What is required: Retype nothing but the lines from the start of the material up to and including the line with "import numpy as np". Pictures don't belong in the copy.

◇ ◇ ◇ ◇ ◇ ◇ ◇

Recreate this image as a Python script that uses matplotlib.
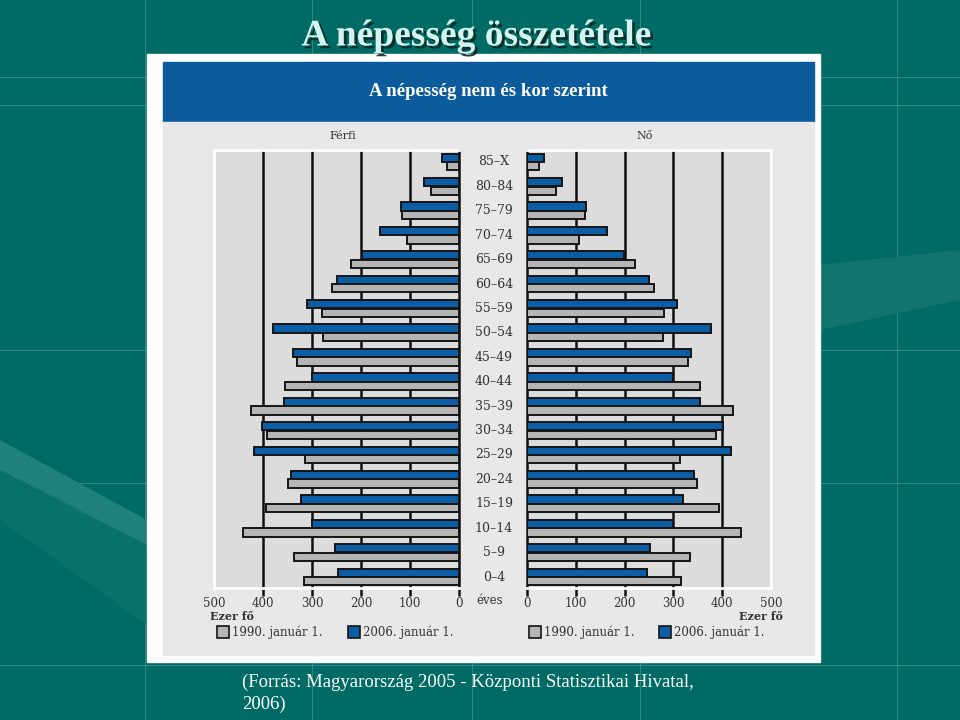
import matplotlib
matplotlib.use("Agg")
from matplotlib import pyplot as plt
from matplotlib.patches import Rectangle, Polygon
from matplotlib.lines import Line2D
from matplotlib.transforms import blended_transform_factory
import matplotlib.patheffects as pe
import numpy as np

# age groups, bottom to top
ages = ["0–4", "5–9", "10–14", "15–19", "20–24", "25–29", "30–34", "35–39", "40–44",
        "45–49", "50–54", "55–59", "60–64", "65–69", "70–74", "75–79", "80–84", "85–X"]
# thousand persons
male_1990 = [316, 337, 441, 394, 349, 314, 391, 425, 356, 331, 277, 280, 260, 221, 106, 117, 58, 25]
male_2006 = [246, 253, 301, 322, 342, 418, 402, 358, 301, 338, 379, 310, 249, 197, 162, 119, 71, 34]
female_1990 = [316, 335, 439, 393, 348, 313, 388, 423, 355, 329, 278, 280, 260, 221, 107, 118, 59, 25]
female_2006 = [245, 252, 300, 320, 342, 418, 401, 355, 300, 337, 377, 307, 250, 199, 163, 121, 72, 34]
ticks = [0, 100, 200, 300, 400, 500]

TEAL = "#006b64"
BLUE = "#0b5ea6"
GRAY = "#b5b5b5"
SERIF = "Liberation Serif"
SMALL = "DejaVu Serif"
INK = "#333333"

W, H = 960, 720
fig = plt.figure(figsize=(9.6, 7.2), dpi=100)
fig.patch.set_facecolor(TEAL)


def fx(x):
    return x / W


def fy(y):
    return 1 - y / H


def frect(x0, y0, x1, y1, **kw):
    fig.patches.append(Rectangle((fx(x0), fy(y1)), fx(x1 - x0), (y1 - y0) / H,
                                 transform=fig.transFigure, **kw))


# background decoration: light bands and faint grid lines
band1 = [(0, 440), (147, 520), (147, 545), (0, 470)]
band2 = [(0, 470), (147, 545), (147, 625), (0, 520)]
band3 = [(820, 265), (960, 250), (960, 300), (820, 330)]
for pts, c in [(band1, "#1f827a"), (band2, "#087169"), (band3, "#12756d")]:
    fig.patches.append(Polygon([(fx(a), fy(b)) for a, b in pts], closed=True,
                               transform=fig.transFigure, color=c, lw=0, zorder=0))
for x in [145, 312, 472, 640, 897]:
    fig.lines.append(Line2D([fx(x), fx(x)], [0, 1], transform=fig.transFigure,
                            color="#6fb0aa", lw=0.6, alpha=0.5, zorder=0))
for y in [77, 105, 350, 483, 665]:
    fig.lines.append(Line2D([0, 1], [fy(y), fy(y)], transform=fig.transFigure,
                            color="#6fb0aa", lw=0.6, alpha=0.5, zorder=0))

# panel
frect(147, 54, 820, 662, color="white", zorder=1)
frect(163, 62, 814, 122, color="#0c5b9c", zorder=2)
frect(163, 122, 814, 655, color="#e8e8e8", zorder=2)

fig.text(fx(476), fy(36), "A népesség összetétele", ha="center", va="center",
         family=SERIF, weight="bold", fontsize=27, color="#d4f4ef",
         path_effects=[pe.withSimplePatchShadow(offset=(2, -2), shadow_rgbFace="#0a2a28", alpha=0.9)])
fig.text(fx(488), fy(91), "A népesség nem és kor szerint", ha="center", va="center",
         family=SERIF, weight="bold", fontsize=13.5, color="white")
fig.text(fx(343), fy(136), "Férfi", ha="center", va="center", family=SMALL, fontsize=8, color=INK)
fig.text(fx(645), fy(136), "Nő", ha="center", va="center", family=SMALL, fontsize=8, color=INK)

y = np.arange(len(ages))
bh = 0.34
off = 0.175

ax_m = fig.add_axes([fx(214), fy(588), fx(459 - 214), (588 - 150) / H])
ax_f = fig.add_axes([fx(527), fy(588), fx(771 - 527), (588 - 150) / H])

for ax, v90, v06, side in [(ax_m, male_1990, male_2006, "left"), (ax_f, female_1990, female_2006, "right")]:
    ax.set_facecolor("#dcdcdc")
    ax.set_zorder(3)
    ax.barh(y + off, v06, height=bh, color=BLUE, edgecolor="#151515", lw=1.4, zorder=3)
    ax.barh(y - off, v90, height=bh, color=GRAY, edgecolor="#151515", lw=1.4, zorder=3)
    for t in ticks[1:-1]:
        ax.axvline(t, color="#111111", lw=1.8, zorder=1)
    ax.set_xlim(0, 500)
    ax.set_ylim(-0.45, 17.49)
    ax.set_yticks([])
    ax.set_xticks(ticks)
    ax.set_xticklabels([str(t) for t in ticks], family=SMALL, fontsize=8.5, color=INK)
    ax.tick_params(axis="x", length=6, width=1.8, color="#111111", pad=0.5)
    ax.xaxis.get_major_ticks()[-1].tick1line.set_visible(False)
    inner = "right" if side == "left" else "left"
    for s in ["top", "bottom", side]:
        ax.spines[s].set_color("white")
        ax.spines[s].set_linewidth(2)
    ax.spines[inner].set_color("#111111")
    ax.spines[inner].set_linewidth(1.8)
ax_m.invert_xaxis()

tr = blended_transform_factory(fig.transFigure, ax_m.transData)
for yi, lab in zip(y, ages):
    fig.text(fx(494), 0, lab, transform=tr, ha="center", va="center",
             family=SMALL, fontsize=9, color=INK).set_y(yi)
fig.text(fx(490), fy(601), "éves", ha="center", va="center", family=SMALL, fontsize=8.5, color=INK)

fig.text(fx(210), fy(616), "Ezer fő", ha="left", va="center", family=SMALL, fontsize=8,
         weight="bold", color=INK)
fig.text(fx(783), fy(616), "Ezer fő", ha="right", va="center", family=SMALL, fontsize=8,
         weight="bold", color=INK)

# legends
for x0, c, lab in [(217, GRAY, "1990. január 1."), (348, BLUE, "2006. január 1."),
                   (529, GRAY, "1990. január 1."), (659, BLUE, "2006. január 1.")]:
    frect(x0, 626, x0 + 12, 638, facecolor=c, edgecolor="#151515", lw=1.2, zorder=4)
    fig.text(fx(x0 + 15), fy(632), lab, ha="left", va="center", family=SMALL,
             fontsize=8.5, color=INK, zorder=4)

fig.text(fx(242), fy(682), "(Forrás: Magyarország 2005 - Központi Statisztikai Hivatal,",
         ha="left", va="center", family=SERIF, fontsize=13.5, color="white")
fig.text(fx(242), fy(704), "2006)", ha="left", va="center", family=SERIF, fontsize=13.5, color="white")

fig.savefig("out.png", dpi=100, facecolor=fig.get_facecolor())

◇ ◇ ◇ ◇ ◇ ◇ ◇

The answer:
Recreate this image as a Python script that uses matplotlib.
import matplotlib
matplotlib.use("Agg")
from matplotlib import pyplot as plt
from matplotlib.patches import Rectangle, Polygon
from matplotlib.lines import Line2D
from matplotlib.transforms import blended_transform_factory
import matplotlib.patheffects as pe
import numpy as np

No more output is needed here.